Stygius: “In what is, frankly, a brilliant essay, nadezhda mounts a “defense of John Bolton,” in the wake of my and others’ reaction to Bolton’s undercutting of the draft proposal at the center of the upcoming UN Summit. It’s a long piece, but the central point seems to be that–beyond the sheer quantity of proposed US changes–the document had so many proposals so utterly incompatible with US positions (on, say, the ICC and the Kyoto Treaty) that it is unbelievable it survived so long in its current form. It’s more than possible that the document, apparently shepherded by UN General Assembly President Jean Ping, was designed to highlight faultlines between the developed and developing world when it comes to development policies.”

Think Progress: Just three weeks after his recess appointment, Bolton is reversing the work of U.S. negotiators and is seeking to “scrap much of a draft plan for comprehensive UN reform just weeks before it is to be adopted at a world summit.”

Policy Busters: “The 2005 World Summit, to be held from 14 to 16 September at United Nations Headquarters in New York, is expected to bring together more than 170 Heads of State and Government: the largest gathering of world leaders in history. It is a once-in-a-generation opportunity to take bold decisions in the areas of development, security, human rights and reform of the United Nations. The agenda is based on an achievable set of proposals outlined in March by Secretary-General Kofi Annan in his report In Larger Freedom (”

Dogooder: “Poor countries to miss 2015 health goals – WHO – “Most poor countries will miss global targets to reduce child mortality, improve maternal health and reverse the toll of AIDS and other diseases by 2015, the World Health Organisation (WHO) warned on Monday. Health is at the heart of the U.N. Millennium Declaration, adopted by 189 heads of state in September 2000, which set out a roadmap of eight goals to be reached by 2015. Using 1990 data as baselines, they aim to reduce poverty and hunger, tackle gaps in health services, education and boost access to clean water.”
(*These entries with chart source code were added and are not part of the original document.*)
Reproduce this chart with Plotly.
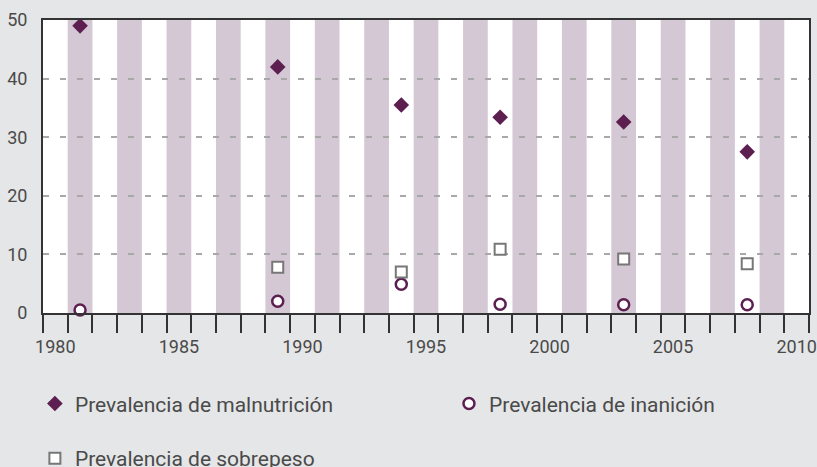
import plotly.graph_objects as go

years = [1981, 1989, 1994, 1998, 2003, 2008]
malnutricion = [49.0, 42.0, 35.5, 33.4, 32.6, 27.5]
inanicion = [0.5, 2.0, 4.9, 1.5, 1.4, 1.4]
sobrepeso_years = [1989, 1994, 1998, 2003, 2008]
sobrepeso = [7.8, 7.0, 10.9, 9.2, 8.4]

stripe_years = list(range(1981, 2010, 2))
x_ticks = [1980, 1985, 1990, 1995, 2000, 2005, 2010]
y_ticks = [0, 10, 20, 30, 40, 50]

PURPLE = "#5c1f50"
STRIPE = "#d4c8d5"
BG = "#e5e6e7"
TXT = "#4a4a4a"
FONT = "Roboto, Open Sans, sans-serif"

fig = go.Figure()

fig.add_trace(go.Scatter(
    x=years, y=malnutricion, mode="markers", name="Prevalencia de malnutrición",
    marker=dict(symbol="diamond", size=12, color=PURPLE),
    legend="legend", cliponaxis=False))
fig.add_trace(go.Scatter(
    x=years, y=inanicion, mode="markers", name="Prevalencia de inanición",
    marker=dict(symbol="circle", size=11, color="white", line=dict(color=PURPLE, width=2.5)),
    legend="legend2", cliponaxis=False))
fig.add_trace(go.Scatter(
    x=sobrepeso_years, y=sobrepeso, mode="markers", name="Prevalencia de sobrepeso",
    marker=dict(symbol="square", size=11, color="white", line=dict(color="#777777", width=2)),
    legend="legend3", cliponaxis=False))

shapes = []
for yr in stripe_years:
    shapes.append(dict(type="rect", xref="x", yref="y", x0=yr - 0.5, x1=yr + 0.5,
                       y0=0, y1=50, fillcolor=STRIPE, line=dict(width=0), layer="below"))

legend_common = dict(font=dict(family=FONT, size=21, color=TXT), bgcolor="rgba(0,0,0,0)",
                     borderwidth=0, xanchor="left", yanchor="middle")

fig.update_layout(
    width=817, height=467,
    margin=dict(l=43, r=8, t=20, b=154, autoexpand=False),
    paper_bgcolor=BG, plot_bgcolor="white",
    font=dict(family=FONT, size=18, color=TXT),
    shapes=shapes,
    showlegend=True,
    legend=dict(x=-0.0106, y=-0.31, **legend_common),
    legend2=dict(x=0.530, y=-0.31, **legend_common),
    legend3=dict(x=-0.0106, y=-0.497, **legend_common),
    xaxis=dict(
        range=[1979.5, 2010.5], tickmode="array", tickvals=x_ticks,
        ticktext=[str(v) for v in x_ticks],
        ticks="outside", ticklen=16, tickcolor="rgba(0,0,0,0)",
        minor=dict(tick0=1979.5, dtick=1, ticks="outside", ticklen=18,
                   tickwidth=2, tickcolor="#333333", showgrid=False),
        showgrid=False, zeroline=False, showline=True, mirror=True,
        linecolor="#333333", linewidth=2,
        tickfont=dict(family=FONT, size=18, color=TXT)),
    yaxis=dict(
        range=[0, 50], tickmode="array", tickvals=y_ticks,
        ticks="outside", ticklen=10, tickcolor="rgba(0,0,0,0)",
        showgrid=True, gridcolor="#a8a8a8", gridwidth=2, griddash="6px,11px",
        zeroline=False, showline=True, mirror=True,
        linecolor="#333333", linewidth=2,
        tickfont=dict(family=FONT, size=18, color=TXT)),
)

fig.write_html("out.html", config={"displayModeBar": False},
               post_script="document.body.style.margin='0';document.body.style.padding='0';document.body.style.overflow='hidden';")
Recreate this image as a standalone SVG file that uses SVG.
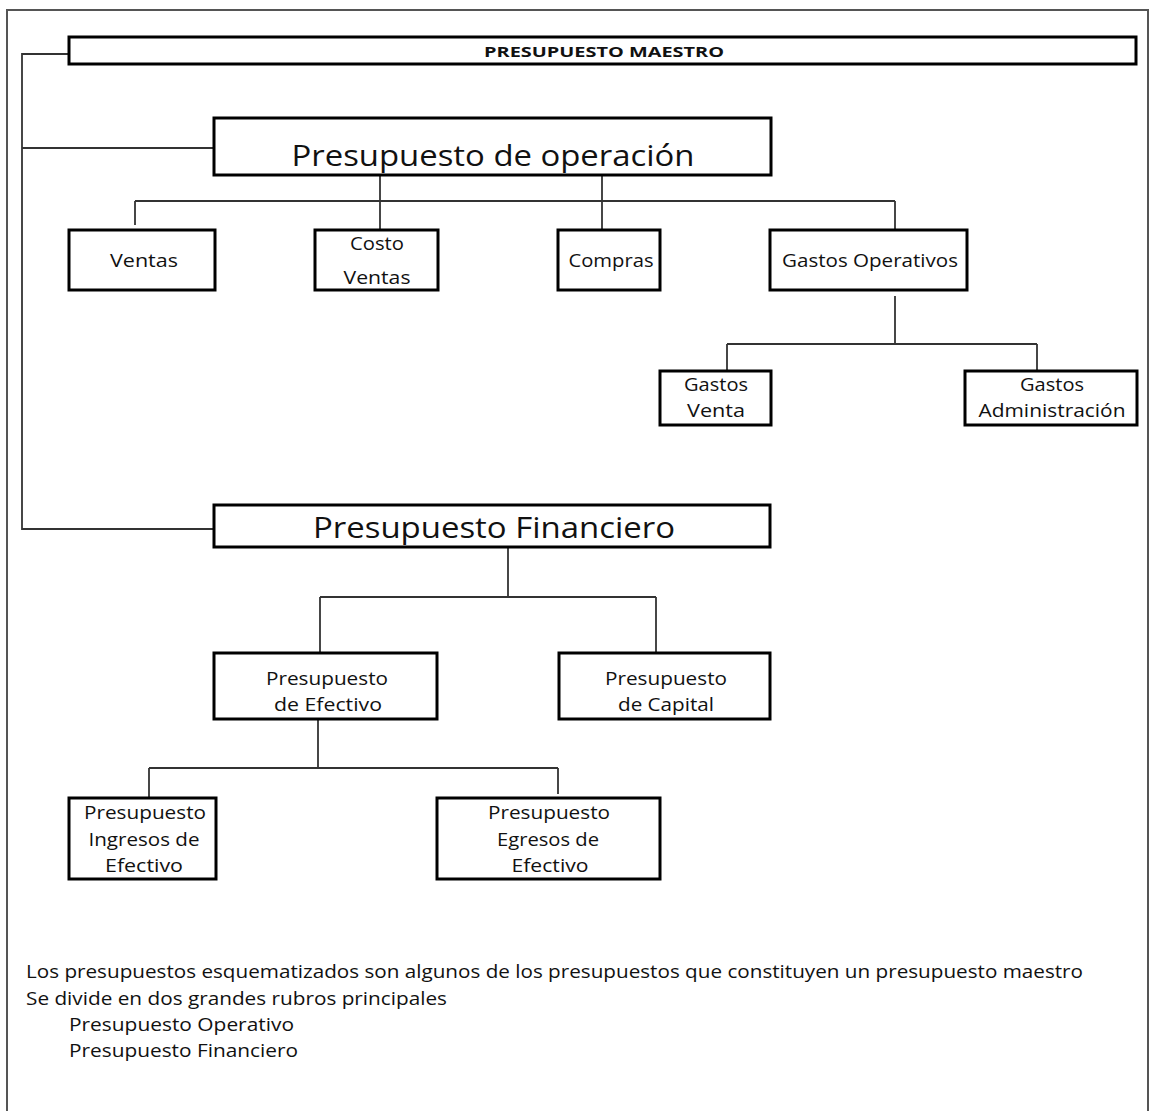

In the Bullpen: “How the free world gets rid of Iran’s nuclear threat though is the question of the decade. If they choose to go after Iran militarily, with what army will they do so and how will they attack targets in which they do not have certainty where they are in Iran. Russia and China have already stated they are not in favor of war in Iran (no kidding as both nations are providing Iran technology and engineering expertise) and would then veto any such action in the United Nations Security Council. Both nations could very well veto any sanctions proposed by the Security Council. Fine mess we’re in boys.”

Sudan Watch: “UN news service via ReliefWeb reports Antonio Guterres, UN High Commissioner for Refugees (UNHCR) is in Khartoum and plans to visit some of the camps which now house hundreds of thousands of the more than 6 million refugees and internally displaced people who fled Sudan’s civil strife.”